Las Vegas home health exec indicted on wage fixing charges
Eduardo Lopez is accused with others of suppressing wages earned by home health care nurses.
A home health agency executive has been indicted by a federal grand jury on charges of conspiring to fix wages earned by Las Vegas nurses in violation of the Sherman Anti-Trust Act, officials said Thursday.
The indictment alleges that Eduardo Lopez, while an executive for three home health firms in Las Vegas, agreed with other unnamed co-conspirators to eliminate competition for nursing services by setting employee wages at fixed amounts from March 2016 to May 2019, the U.S. Attorney’s Office stated.
Lopez, who managed recruitment, hiring, retention and assignments of nurses and other health care staff, conducted meetings with the co-conspirators where they discussed how to keep wages earned by nurses at specific levels so they could not be increased, the federal prosecutor’s office stated.
“Wage fixing is a crime that deprives workers of hard-earned wages,” said Assistant Attorney General Jonathan Kanter of the Justice Department’s Antitrust Division.

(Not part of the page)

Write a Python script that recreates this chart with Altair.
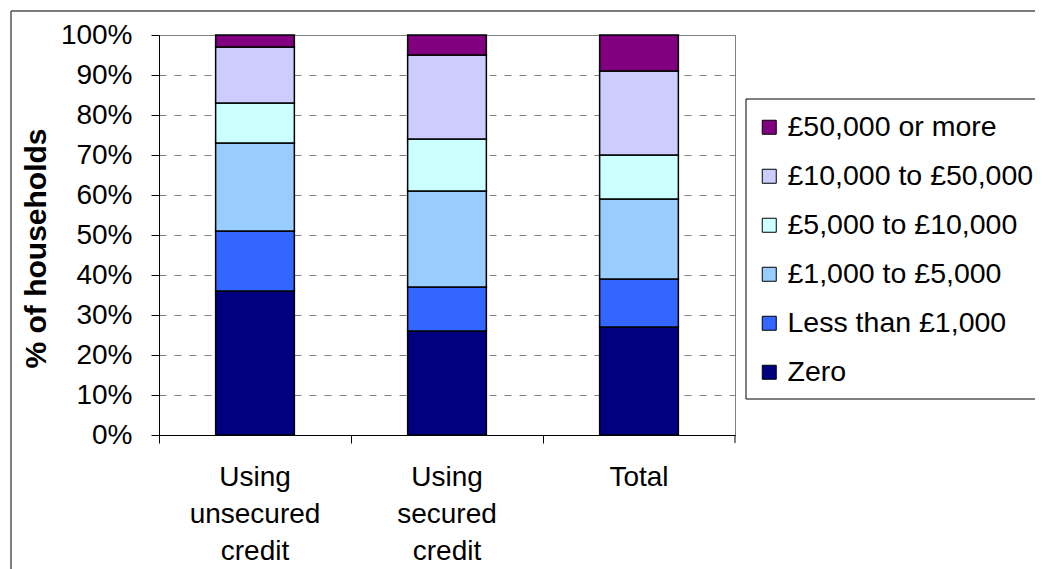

The indictment resulted from a federal investigation by the Antitrust Division’s San Francisco Office and the International Corruption Unit of the FBI with the assistance of the U.S. Attorney’s Office for the District of Nevada, federal officials said
Violating the Sherman Act carries a sentence of up to 10 years in prison and a $1 million fine for individuals and a fine of up to $100 million for corporations, the officials said.